The tools for solving such problems are provided by geodetics, the branch of science devoted to studying the shape of the earth and its field of gravity using an array of earth and space-based positioning techniques. The group has installed a geodetic reference network enabling it to determine the relative positions of the CERN accelerators with great precision. But we also need to know very precisely where we are with respect to the rest of the world and for that it was necessary to link up with national geodetic networks. The CERN network therefore had to be integrated into the Swiss network and connected to the closest points on the world geodetic network. Such geodetic measurements are performed by special use of the GPS navigation system (see inset), which allows measurements to precisions greater than 0.5 mm over ten kilometres.
This gives the theoretical bearing (azimuth) and inclination of the beam line. But the exercise is not quite as simple in practice since there is only one connection point to the surface network, via the single access shaft. To keep their own bearings when down in the tunnels our intrepid surveyors are equipped not with simple compasses but with precision gyro-theodolites (2 arc-seconds). But even once the azimuth is properly oriented, the greatest difficulty still lies in setting the correct inclination, which itself depends on the local vertical... and that's where the fun really starts. While satellites use a mathematical surface known as an ellipsoid as their system of reference, altitudes are calculated above a reference equipotential surface known as the geoid - and this is complicated by the fact that the zero surface is not regular - its shape and position vary according to structural or topographical gravity anomalies. Despite the obstacles, the SU group has undertaken to obtain a precision of plus or minus 30 metres at a distance of 730 kilometres.

One of the SU group's major tasks is the positioning of the accelerators. The magnets must be positioned to a precision of one tenth of a millimetre. Above, the positioning of the magnets for the LHC string test.

Not only are the CERN surveyors skilled marksmen, capable of hitting the most distant target, but they are also masters of minute precision. One of their most important tasks is metrology for the accelerators and experiments. For the accelerators, the aim is to position all the magnets perfectly so that the beams are not affected by magnetic disturbances due to alignment faults.

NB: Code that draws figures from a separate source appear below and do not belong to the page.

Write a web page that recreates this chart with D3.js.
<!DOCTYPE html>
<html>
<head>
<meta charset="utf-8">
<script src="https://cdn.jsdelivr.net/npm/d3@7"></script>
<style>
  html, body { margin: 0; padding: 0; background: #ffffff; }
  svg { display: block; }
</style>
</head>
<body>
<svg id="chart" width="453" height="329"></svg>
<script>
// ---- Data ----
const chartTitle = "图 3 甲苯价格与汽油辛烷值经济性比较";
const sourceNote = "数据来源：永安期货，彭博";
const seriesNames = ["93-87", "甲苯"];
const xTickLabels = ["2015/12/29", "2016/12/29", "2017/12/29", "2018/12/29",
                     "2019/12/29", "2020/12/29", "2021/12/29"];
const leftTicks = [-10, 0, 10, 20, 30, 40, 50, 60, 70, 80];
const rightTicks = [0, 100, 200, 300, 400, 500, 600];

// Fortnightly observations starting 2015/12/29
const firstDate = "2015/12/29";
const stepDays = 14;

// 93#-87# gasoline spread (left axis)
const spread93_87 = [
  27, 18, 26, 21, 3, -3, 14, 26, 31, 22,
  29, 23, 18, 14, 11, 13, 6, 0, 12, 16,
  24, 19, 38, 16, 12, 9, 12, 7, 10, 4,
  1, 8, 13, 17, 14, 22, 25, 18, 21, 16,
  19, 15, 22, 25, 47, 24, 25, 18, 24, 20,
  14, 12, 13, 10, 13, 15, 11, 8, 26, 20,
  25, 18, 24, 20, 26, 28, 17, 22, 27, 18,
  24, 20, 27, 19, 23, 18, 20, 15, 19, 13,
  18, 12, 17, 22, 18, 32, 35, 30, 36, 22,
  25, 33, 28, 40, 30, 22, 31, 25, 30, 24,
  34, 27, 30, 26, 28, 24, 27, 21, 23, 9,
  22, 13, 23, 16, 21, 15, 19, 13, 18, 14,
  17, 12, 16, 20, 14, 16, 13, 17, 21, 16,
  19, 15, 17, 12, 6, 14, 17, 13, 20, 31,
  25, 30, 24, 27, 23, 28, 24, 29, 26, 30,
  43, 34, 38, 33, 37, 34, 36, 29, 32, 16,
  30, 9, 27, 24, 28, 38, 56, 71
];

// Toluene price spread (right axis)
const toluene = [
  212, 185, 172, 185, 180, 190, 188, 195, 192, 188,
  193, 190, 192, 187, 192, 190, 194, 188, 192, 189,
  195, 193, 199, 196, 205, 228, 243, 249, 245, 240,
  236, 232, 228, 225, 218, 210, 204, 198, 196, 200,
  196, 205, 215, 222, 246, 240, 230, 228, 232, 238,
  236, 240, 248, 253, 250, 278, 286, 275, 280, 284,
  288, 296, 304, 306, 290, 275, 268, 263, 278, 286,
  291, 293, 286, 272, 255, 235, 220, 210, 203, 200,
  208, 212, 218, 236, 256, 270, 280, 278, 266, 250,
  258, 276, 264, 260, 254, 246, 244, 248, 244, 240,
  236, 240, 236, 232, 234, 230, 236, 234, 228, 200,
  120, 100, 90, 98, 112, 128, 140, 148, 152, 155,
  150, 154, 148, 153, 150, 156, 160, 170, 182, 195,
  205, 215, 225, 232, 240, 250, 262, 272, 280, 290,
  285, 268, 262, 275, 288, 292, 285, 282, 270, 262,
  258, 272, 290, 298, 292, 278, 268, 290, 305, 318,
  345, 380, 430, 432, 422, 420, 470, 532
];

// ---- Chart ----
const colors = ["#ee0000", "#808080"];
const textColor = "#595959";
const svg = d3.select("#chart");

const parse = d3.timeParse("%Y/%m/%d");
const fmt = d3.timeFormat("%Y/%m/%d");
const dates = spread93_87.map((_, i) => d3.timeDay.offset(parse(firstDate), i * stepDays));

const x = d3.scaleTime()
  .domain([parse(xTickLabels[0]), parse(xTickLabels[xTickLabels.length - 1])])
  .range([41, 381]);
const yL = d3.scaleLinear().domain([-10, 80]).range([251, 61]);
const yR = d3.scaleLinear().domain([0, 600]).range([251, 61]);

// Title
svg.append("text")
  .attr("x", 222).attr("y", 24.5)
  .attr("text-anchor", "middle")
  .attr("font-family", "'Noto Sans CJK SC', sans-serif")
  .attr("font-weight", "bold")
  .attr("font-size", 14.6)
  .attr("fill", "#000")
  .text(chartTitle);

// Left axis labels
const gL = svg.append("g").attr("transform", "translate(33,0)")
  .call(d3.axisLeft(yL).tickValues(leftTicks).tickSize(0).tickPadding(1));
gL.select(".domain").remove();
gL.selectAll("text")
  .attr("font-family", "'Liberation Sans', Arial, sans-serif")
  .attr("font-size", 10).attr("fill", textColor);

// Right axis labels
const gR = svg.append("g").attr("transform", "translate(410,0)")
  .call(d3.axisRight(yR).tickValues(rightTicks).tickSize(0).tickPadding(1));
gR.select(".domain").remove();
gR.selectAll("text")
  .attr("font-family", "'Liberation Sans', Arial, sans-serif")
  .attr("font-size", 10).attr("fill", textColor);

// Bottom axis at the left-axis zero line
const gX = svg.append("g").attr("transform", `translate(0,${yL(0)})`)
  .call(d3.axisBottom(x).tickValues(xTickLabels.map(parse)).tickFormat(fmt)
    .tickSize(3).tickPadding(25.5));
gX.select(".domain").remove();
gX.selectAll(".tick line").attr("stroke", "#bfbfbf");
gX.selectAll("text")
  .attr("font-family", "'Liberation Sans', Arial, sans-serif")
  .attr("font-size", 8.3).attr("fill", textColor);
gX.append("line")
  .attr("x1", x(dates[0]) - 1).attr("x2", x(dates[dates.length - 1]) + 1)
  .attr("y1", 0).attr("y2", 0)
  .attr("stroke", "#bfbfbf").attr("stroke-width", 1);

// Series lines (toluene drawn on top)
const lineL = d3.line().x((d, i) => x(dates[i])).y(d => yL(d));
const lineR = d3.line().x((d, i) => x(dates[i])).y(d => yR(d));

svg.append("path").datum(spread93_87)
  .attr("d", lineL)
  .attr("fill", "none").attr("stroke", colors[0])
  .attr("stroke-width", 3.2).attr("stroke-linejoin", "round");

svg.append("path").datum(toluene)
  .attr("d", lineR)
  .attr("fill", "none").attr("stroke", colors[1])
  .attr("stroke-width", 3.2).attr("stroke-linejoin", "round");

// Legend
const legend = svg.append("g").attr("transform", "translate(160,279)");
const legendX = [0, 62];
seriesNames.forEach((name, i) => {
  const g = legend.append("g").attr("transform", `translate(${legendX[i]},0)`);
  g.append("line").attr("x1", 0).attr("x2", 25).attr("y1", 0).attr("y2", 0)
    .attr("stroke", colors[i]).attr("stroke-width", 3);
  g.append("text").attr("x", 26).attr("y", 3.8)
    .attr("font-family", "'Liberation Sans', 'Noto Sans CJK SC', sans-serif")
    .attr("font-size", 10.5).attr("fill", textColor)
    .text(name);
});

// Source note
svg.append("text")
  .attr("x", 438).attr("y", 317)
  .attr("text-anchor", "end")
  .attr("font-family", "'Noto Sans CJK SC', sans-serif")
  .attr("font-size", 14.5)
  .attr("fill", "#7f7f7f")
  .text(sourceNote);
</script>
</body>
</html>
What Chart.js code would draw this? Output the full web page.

The positioning accuracy has continued to increase from one CERN project to the next: from 0.6 millimetres for the PS and 0.15 mm for the ISR to 0.1 mm between two quadrupoles over the 7 kilometres of the SPS circumference and the 27 km of LEP!'We're pushing existing technologies to their limits, largely thanks to the special instruments developed by our group,' Michel Mayoud , Head of the Positioning Metrology and Surveying group, points out. 'But it wasn't long before we were being asked to do better,' he adds, 'and we've now been working at precision levels of hundredths and even thousandths of a millimetre for quite some time.'
Metrology for accelerators is not confined to the installation of the machine. 'A position is only precise at a given moment,' Michel Mayoud points out. For example, over the course of ten years LEP moved by up to 18 millimetres. Such movement can be caused by all sorts of things, such as the thermal expansion of the structures, the effects of water, etc., so geometrical monitoring is vital. 50 km of beam line, which represents 10,000 components fitted with fiducial targets, thus have to be monitored. Naturally, once LEP has been dismantled only half of these will remain, but the group is already preparing for the positioning of the LHC magnets, which means setting up 3000 new pieces of equipment.
The teams of surveyors also perform metrology for the assembly, installation and maintenance of the experiments, determining, for instance, the relative positions of all the sub-systems within a detector. While this does require certain conventional measurements they mainly use the technique of softcopy photogrammetry, with carefully calibrated 6 million pixel CCD cameras. This involves taking a large number of 'shots' from all angles and then mathematically reconstituting the targeted points of the object by spatial intersection of all the perspective line bunches. The data are then processed by powerful number-crunchers and the results obtained are astonishingly accurate, even on large objects such as the 15-m diameter CMS 'ferris wheel'.
But the surveyors have yet more strings to their bows. CERN's future projects will present new challenges. The Gran Sasso project is a prime example. The future accelerator project CLIC (Compact Linear Collider) will also give them food for thought. For such machines that are highly sensitive to alignment errors and with extremely narrow vacuum chambers, precision at the micron level over several kilometres will be required. After various developments in partnership with industry this challenge has already been met for a length of around 10 metres - the CTF2 accelerator components have been maintained within a 3-micron window!